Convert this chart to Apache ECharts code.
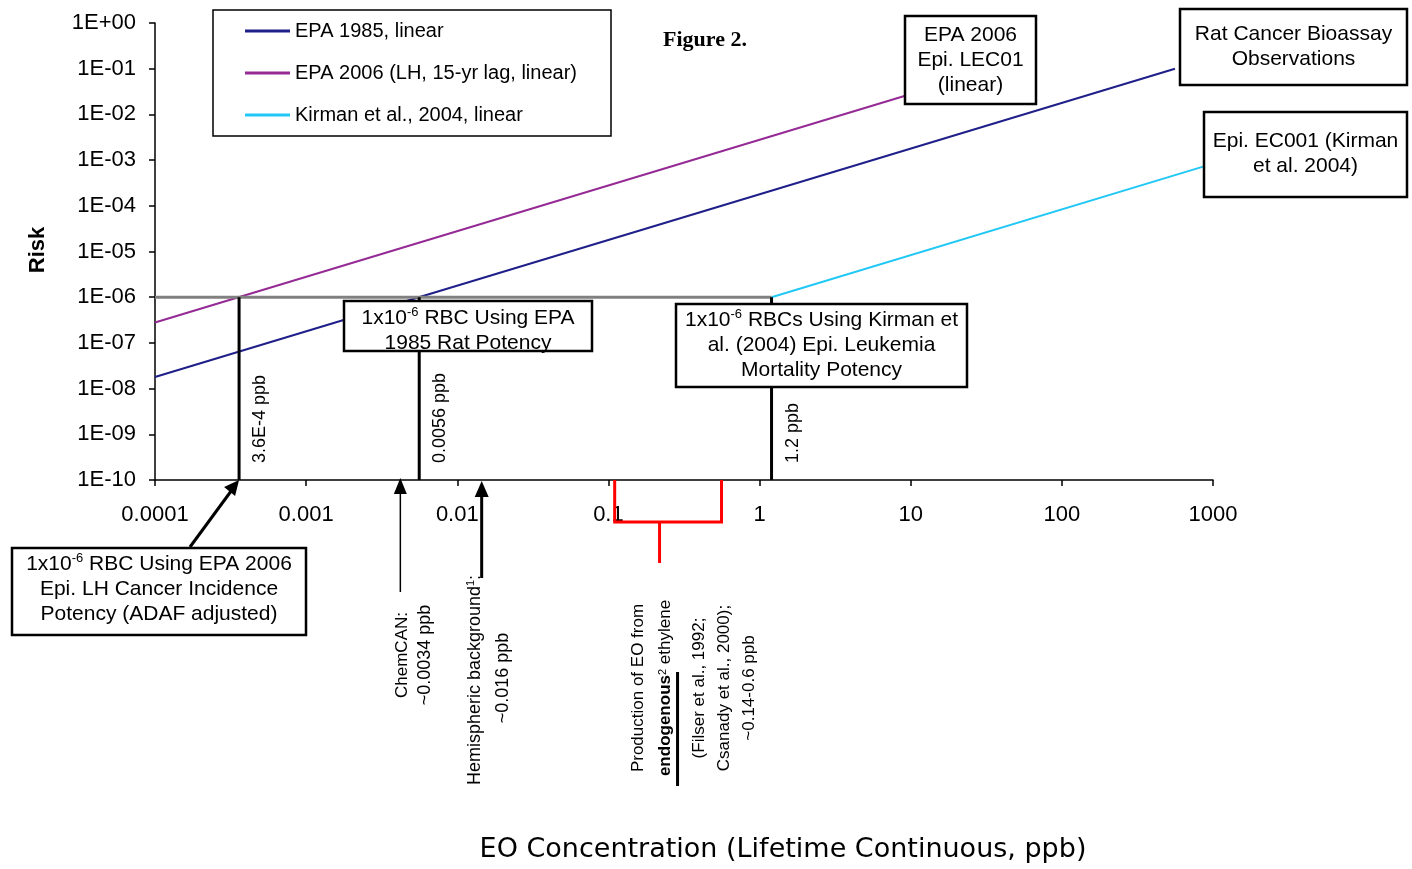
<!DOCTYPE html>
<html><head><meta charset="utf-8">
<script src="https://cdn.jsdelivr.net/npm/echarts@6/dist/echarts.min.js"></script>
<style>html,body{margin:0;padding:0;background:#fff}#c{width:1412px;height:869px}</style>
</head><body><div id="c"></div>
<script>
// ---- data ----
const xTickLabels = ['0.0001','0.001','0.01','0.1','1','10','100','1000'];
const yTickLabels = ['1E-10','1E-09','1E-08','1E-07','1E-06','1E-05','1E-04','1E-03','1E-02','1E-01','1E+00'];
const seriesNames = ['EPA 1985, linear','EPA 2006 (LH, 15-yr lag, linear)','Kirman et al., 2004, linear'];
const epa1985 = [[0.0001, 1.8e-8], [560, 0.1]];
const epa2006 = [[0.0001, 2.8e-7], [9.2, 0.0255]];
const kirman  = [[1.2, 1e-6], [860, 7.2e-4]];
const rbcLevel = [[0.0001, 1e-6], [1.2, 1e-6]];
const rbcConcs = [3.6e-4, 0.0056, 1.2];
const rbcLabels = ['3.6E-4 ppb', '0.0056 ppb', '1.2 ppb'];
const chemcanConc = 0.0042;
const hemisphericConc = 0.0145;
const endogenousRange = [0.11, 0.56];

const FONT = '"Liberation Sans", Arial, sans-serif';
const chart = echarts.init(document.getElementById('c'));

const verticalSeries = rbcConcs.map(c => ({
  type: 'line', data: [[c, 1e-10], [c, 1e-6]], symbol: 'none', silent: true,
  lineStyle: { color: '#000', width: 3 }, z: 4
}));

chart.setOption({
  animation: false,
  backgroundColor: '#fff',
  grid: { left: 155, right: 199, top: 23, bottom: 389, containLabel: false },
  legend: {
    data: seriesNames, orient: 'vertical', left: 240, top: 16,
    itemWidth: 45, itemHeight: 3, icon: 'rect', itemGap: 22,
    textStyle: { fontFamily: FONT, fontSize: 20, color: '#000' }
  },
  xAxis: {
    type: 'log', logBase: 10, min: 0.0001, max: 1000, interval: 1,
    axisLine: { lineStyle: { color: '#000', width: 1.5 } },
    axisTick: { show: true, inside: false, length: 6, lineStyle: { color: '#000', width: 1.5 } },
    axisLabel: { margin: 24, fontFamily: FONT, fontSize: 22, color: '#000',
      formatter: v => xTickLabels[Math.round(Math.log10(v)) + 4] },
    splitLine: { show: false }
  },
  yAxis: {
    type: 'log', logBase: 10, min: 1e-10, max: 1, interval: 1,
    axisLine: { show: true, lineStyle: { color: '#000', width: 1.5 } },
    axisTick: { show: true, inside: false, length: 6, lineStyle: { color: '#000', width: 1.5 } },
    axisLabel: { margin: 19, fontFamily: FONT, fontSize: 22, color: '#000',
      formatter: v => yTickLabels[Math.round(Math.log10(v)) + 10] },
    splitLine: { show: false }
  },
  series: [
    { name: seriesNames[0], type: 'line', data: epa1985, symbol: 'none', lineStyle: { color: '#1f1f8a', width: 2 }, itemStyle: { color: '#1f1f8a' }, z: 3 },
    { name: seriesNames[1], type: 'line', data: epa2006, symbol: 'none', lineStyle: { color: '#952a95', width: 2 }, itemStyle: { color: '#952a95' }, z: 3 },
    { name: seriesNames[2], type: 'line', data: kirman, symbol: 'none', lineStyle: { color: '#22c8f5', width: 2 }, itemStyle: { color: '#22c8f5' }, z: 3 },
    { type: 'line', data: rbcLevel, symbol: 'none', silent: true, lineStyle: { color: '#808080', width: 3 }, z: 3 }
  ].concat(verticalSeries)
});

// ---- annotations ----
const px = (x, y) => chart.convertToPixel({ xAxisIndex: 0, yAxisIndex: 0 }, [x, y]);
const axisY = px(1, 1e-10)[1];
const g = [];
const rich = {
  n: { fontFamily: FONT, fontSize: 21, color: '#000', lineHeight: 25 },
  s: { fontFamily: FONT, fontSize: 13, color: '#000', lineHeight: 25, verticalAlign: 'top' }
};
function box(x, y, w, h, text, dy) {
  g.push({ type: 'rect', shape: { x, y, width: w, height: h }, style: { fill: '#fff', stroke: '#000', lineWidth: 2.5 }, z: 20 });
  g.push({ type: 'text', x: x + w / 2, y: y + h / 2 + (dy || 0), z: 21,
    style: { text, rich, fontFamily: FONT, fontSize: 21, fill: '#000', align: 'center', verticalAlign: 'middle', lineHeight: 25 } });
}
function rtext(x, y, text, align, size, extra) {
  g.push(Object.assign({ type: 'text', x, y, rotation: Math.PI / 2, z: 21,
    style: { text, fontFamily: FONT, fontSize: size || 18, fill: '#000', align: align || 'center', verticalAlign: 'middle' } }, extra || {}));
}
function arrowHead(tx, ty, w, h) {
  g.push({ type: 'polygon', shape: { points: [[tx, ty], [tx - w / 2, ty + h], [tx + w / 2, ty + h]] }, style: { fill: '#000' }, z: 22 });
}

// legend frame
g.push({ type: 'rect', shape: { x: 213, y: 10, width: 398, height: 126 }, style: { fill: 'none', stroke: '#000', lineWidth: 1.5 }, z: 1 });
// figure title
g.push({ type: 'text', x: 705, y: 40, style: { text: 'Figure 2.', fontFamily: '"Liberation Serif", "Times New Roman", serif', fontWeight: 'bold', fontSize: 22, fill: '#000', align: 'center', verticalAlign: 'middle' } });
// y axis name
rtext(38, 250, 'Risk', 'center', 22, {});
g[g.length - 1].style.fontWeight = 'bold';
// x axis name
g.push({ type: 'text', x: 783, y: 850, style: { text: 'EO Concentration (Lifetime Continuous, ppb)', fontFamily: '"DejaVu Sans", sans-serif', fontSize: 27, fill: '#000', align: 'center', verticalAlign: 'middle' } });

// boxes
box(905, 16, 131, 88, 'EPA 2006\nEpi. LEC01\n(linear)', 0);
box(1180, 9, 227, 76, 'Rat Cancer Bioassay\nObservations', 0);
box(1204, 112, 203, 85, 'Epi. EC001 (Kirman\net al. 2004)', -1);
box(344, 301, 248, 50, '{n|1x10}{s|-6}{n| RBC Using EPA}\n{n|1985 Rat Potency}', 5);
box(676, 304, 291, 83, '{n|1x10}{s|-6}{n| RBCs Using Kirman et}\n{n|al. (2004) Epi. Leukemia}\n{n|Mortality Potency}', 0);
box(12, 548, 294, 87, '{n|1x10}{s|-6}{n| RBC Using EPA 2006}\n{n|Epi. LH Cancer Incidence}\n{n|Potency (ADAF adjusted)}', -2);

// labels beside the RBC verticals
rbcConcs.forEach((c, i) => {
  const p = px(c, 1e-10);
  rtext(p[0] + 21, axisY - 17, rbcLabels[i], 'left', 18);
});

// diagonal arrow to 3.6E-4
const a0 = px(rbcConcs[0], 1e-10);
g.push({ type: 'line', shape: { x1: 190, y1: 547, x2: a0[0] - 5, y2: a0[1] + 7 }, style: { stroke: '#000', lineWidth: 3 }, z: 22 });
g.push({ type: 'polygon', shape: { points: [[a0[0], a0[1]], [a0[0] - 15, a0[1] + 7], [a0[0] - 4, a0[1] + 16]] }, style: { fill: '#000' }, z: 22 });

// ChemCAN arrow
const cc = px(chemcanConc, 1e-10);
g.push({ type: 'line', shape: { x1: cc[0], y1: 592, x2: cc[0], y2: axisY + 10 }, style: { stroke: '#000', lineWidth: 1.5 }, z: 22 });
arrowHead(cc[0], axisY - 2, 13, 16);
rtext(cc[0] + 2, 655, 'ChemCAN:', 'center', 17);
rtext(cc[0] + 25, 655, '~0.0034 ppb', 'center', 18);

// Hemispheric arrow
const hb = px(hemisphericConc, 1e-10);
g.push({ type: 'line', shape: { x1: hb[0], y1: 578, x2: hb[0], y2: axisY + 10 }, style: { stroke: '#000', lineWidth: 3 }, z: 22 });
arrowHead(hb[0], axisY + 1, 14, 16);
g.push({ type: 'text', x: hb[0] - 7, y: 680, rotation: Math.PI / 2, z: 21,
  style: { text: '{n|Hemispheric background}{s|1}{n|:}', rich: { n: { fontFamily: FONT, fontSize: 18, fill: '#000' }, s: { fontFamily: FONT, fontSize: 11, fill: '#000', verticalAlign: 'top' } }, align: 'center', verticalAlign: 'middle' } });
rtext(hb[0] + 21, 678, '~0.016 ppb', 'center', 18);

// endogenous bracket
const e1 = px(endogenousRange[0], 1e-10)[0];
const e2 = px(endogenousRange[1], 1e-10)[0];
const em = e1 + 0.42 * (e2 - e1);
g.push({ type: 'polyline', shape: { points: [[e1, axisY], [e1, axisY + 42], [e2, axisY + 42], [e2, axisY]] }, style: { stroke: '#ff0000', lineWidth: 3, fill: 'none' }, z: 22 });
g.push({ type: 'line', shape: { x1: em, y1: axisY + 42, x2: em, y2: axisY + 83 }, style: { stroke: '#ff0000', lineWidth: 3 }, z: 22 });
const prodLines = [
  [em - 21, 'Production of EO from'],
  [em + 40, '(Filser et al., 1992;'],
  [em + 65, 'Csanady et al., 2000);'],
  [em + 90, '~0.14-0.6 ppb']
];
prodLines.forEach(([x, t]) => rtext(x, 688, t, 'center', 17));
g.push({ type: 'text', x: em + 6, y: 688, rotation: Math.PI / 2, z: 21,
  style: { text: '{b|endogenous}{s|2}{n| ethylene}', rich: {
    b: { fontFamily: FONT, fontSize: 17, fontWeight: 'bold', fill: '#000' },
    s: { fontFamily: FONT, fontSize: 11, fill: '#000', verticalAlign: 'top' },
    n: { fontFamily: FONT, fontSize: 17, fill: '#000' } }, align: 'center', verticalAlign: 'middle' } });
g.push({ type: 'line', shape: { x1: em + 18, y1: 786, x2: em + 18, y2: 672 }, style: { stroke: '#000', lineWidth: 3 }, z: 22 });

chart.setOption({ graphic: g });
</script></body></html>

==============================

Written request: Set down again, exactly, the lines of the material above from its first line to the one with "const chart = echarts.init(document.getElementById('c'));", inclusive. Leave the pictures out.

Correct answer:
Convert this chart to Apache ECharts code.
<!DOCTYPE html>
<html><head><meta charset="utf-8">
<script src="https://cdn.jsdelivr.net/npm/echarts@6/dist/echarts.min.js"></script>
<style>html,body{margin:0;padding:0;background:#fff}#c{width:1412px;height:869px}</style>
</head><body><div id="c"></div>
<script>
// ---- data ----
const xTickLabels = ['0.0001','0.001','0.01','0.1','1','10','100','1000'];
const yTickLabels = ['1E-10','1E-09','1E-08','1E-07','1E-06','1E-05','1E-04','1E-03','1E-02','1E-01','1E+00'];
const seriesNames = ['EPA 1985, linear','EPA 2006 (LH, 15-yr lag, linear)','Kirman et al., 2004, linear'];
const epa1985 = [[0.0001, 1.8e-8], [560, 0.1]];
const epa2006 = [[0.0001, 2.8e-7], [9.2, 0.0255]];
const kirman  = [[1.2, 1e-6], [860, 7.2e-4]];
const rbcLevel = [[0.0001, 1e-6], [1.2, 1e-6]];
const rbcConcs = [3.6e-4, 0.0056, 1.2];
const rbcLabels = ['3.6E-4 ppb', '0.0056 ppb', '1.2 ppb'];
const chemcanConc = 0.0042;
const hemisphericConc = 0.0145;
const endogenousRange = [0.11, 0.56];

const FONT = '"Liberation Sans", Arial, sans-serif';
const chart = echarts.init(document.getElementById('c'));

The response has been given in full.